◆ **AVAILABLE DATA**
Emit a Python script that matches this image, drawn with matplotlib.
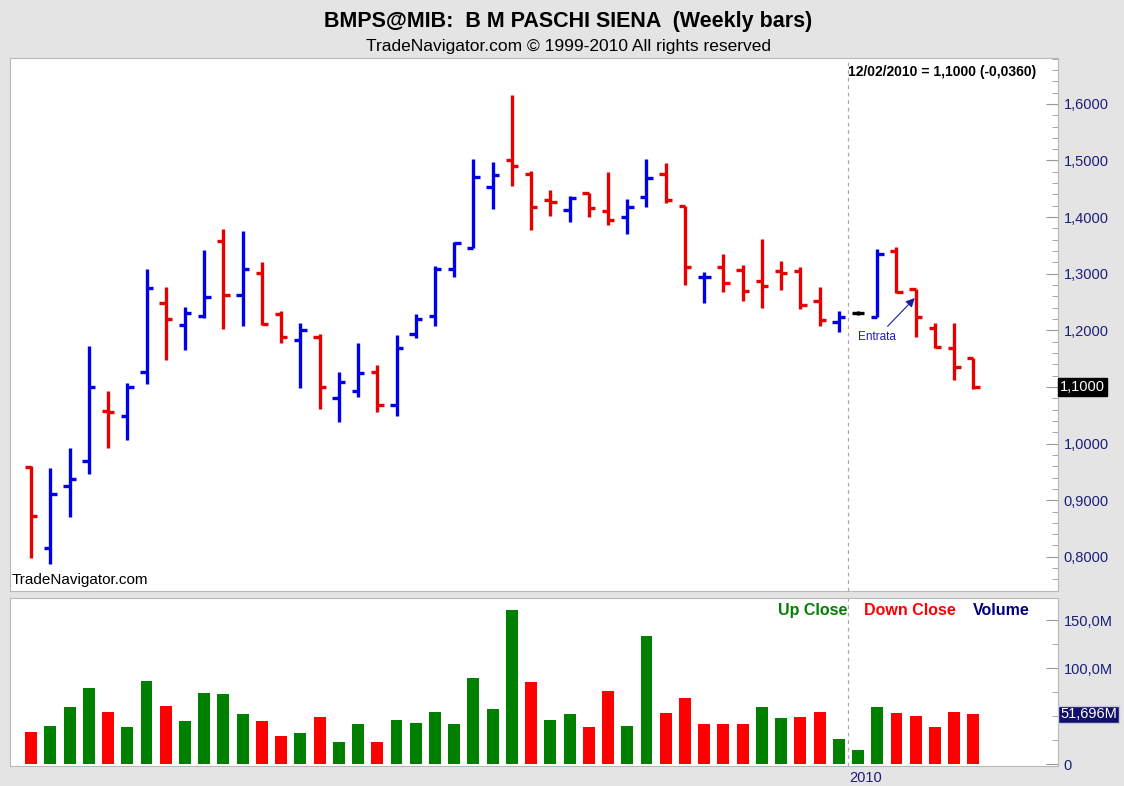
import numpy as np
import matplotlib
matplotlib.use('Agg')
import matplotlib.pyplot as plt
from matplotlib.ticker import MultipleLocator, FuncFormatter

plt.rcParams['font.family'] = ['Liberation Sans', 'DejaVu Sans']

# ── Dati: barre settimanali BMPS (ultima = 12/02/2010) ───────
opens = [0.958, 0.816, 0.925, 0.969, 1.058, 1.049, 1.126, 1.249, 1.209, 1.226,
         1.358, 1.262, 1.302, 1.228, 1.183, 1.188, 1.080, 1.092, 1.127, 1.068,
         1.193, 1.226, 1.308, 1.346, 1.454, 1.501, 1.476, 1.430, 1.413, 1.443,
         1.410, 1.400, 1.435, 1.476, 1.420, 1.294, 1.311, 1.307, 1.287, 1.304,
         1.304, 1.252, 1.214, 1.231, 1.223, 1.341, 1.273, 1.204, 1.168, 1.152]
highs = [0.960, 0.956, 0.993, 1.172, 1.092, 1.107, 1.308, 1.276, 1.242, 1.342,
         1.379, 1.376, 1.320, 1.235, 1.213, 1.193, 1.126, 1.177, 1.138, 1.192,
         1.229, 1.313, 1.356, 1.502, 1.498, 1.616, 1.482, 1.447, 1.438, 1.443,
         1.479, 1.432, 1.503, 1.495, 1.420, 1.303, 1.334, 1.316, 1.361, 1.323,
         1.311, 1.277, 1.234, 1.234, 1.344, 1.347, 1.273, 1.213, 1.213, 1.152]
lows = [0.798, 0.787, 0.871, 0.946, 0.992, 1.006, 1.105, 1.148, 1.165, 1.221,
        1.202, 1.208, 1.210, 1.177, 1.098, 1.061, 1.038, 1.083, 1.055, 1.049,
        1.187, 1.207, 1.294, 1.345, 1.414, 1.455, 1.377, 1.402, 1.392, 1.400,
        1.386, 1.370, 1.417, 1.425, 1.280, 1.249, 1.267, 1.252, 1.239, 1.271,
        1.237, 1.208, 1.197, 1.227, 1.223, 1.266, 1.189, 1.168, 1.112, 1.096]
closes = [0.872, 0.911, 0.938, 1.100, 1.055, 1.100, 1.274, 1.220, 1.231, 1.258,
          1.262, 1.308, 1.211, 1.188, 1.200, 1.100, 1.108, 1.124, 1.068, 1.168,
          1.220, 1.308, 1.354, 1.470, 1.474, 1.490, 1.417, 1.427, 1.433, 1.416,
          1.395, 1.418, 1.469, 1.430, 1.311, 1.295, 1.283, 1.270, 1.279, 1.302,
          1.245, 1.218, 1.224, 1.231, 1.335, 1.267, 1.223, 1.171, 1.136, 1.100]
volumi = [33, 40, 59, 79, 54.5, 38.6, 87, 61, 44.5, 74.5,
          73, 52, 44.5, 29, 32, 49, 23, 42, 23, 46,
          43, 54.5, 42, 90, 57.6, 160, 85, 46, 52, 38.6,
          76, 40, 133, 53, 68.6, 42, 42, 42, 59, 47.6,
          49, 54.5, 26, 14.5, 59, 53, 50, 38.6, 54.5, 51.696]
chiusura_prec = 0.905      # chiusura della settimana prima della prima barra
idx_2010 = 43              # prima barra del 2010
data_ultima = '12/02/2010'

W, H = 1124, 786
BLU, ROSSO, NERO = '#0000e6', '#e60000', '#000000'
VERDE_V, ROSSO_V = '#008000', '#ff0000'
TESTO_ASSE = '#1c1c7a'
FONDO = '#e4e4e4'


def virgola(v, dec):
    return f'{v:.{dec}f}'.replace('.', ',')


x = np.arange(len(closes))
o, h, l, c = map(np.array, (opens, highs, lows, closes))
col_barre = np.where(c > o, BLU, np.where(c < o, ROSSO, NERO))
c_prec = np.concatenate([[chiusura_prec], c[:-1]])
col_vol = np.where(c >= c_prec, VERDE_V, ROSSO_V)

fig = plt.figure(figsize=(W / 100, H / 100), dpi=100, facecolor=FONDO)

fig.text(568 / W, 1 - 22 / H, 'BMPS@MIB:  B M PASCHI SIENA  (Weekly bars)',
         ha='center', va='center', fontsize=15.5, fontweight='bold')
fig.text(569 / W, 1 - 47 / H, 'TradeNavigator.com \u00a9 1999-2010 All rights reserved',
         ha='center', va='center', fontsize=12.5)

# ── Pannello prezzi ─────────────────────────────────────────
ax = fig.add_axes([10 / W, (H - 591) / H, 1048 / W, 533 / H])
ax.set_facecolor('white')
tick_len = 0.33
ax.vlines(x, l, h, colors=col_barre, linewidth=2.4)
ax.hlines(o, x - tick_len, x, colors=col_barre, linewidth=2.4)
ax.hlines(c, x, x + tick_len, colors=col_barre, linewidth=2.4)
ax.axvline(idx_2010 - 0.5, color='#a8a8a8', linewidth=0.9, linestyle=(0, (3, 3)))

ax.set_xlim(-1.1, 53.4)
ax.set_ylim(0.7396, 1.681)
ax.yaxis.tick_right()
ax.yaxis.set_major_locator(MultipleLocator(0.1))
ax.yaxis.set_minor_locator(MultipleLocator(0.02))
# l'etichetta coperta dal riquadro dell'ultimo prezzo non viene scritta
ax.yaxis.set_major_formatter(FuncFormatter(
    lambda v, p: '' if abs(v - c[-1]) < 0.02 else virgola(v, 4)))
ax.tick_params(axis='y', which='major', direction='in', length=9, color='#999999',
               labelcolor=TESTO_ASSE, labelsize=10.5, pad=4)
ax.tick_params(axis='y', which='minor', direction='in', length=4, color='#999999')
ax.set_xticks([])
for s in ax.spines.values():
    s.set_color('#b8b8b8')
    s.set_linewidth(0.8)

ax.text(1.002, c[-1], virgola(c[-1], 4), transform=ax.get_yaxis_transform(),
        ha='left', va='center', color='white', fontsize=10.5,
        bbox=dict(facecolor='black', edgecolor='black', pad=1.2))
ax.text(0.979, 0.987, f'{data_ultima} = {virgola(c[-1], 4)} ({virgola(c[-1] - c[-2], 4)})',
        transform=ax.transAxes, ha='right', va='top', fontsize=10, fontweight='bold')
ax.text(0.002, 0.02, 'TradeNavigator.com', transform=ax.transAxes,
        ha='left', va='center', fontsize=11)

ax.annotate('Entrata', xy=(45.95, 1.257), xytext=(44.0, 1.188),
            ha='center', va='center', color='#1c1cc8', fontsize=8.5,
            arrowprops=dict(arrowstyle='-|>', color='#1c1c9a', lw=0.8,
                            mutation_scale=13, shrinkA=2, shrinkB=0))

# ── Pannello volumi ─────────────────────────────────────────
av = fig.add_axes([10 / W, 20 / H, 1048 / W, 168 / H])
av.set_facecolor('white')
av.bar(x, volumi, width=0.62, color=col_vol)
av.axvline(idx_2010 - 0.5, color='#a8a8a8', linewidth=0.9, linestyle=(0, (3, 3)))
av.set_xlim(ax.get_xlim())
av.set_ylim(-2, 173)
av.yaxis.tick_right()
av.set_yticks([0, 100, 150])
av.yaxis.set_minor_locator(MultipleLocator(25))
av.yaxis.set_major_formatter(FuncFormatter(lambda v, p: '0' if v == 0 else virgola(v, 1) + 'M'))
av.tick_params(axis='y', which='major', direction='in', length=9, color='#999999',
               labelcolor=TESTO_ASSE, labelsize=10.5, pad=4)
av.tick_params(axis='y', which='minor', direction='in', length=4, color='#999999')
av.set_xticks([])
for s in av.spines.values():
    s.set_color('#b8b8b8')
    s.set_linewidth(0.8)

av.text(1.002, volumi[-1], virgola(volumi[-1], 3) + 'M', transform=av.get_yaxis_transform(),
        ha='left', va='center', color='white', fontsize=10.5,
        bbox=dict(facecolor='#10106a', edgecolor='#c8c8e0', pad=1.2))
av.text(idx_2010 - 0.45, -0.07, '2010', transform=av.get_xaxis_transform(),
        ha='left', va='center', color=TESTO_ASSE, fontsize=10.5)

t1 = av.text(0.733, 0.97, 'Up Close', transform=av.transAxes, ha='left', va='top',
             color=VERDE_V, fontsize=11.5, fontweight='bold')
t2 = av.annotate('Down Close', xy=(1, 0), xycoords=t1, xytext=(12, 0),
                 textcoords='offset points', ha='left', va='bottom',
                 color=ROSSO_V, fontsize=11.5, fontweight='bold')
av.annotate('Volume', xy=(1, 0), xycoords=t2, xytext=(12, 0),
            textcoords='offset points', ha='left', va='bottom',
            color='#000080', fontsize=11.5, fontweight='bold')

fig.savefig('out.png', dpi=100, facecolor=FONDO)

◆ **WHAT YOU NEED TO DO**
Only the lines from the start of the material through the line containing "plt.rcParams['font.family'] = ['Liberation" should be transcribed. Pictures stay out.

◆ **SOLUTION TO THE EXERCISE**
Emit a Python script that matches this image, drawn with matplotlib.
import numpy as np
import matplotlib
matplotlib.use('Agg')
import matplotlib.pyplot as plt
from matplotlib.ticker import MultipleLocator, FuncFormatter

plt.rcParams['font.family'] = ['Liberation Sans', 'DejaVu Sans']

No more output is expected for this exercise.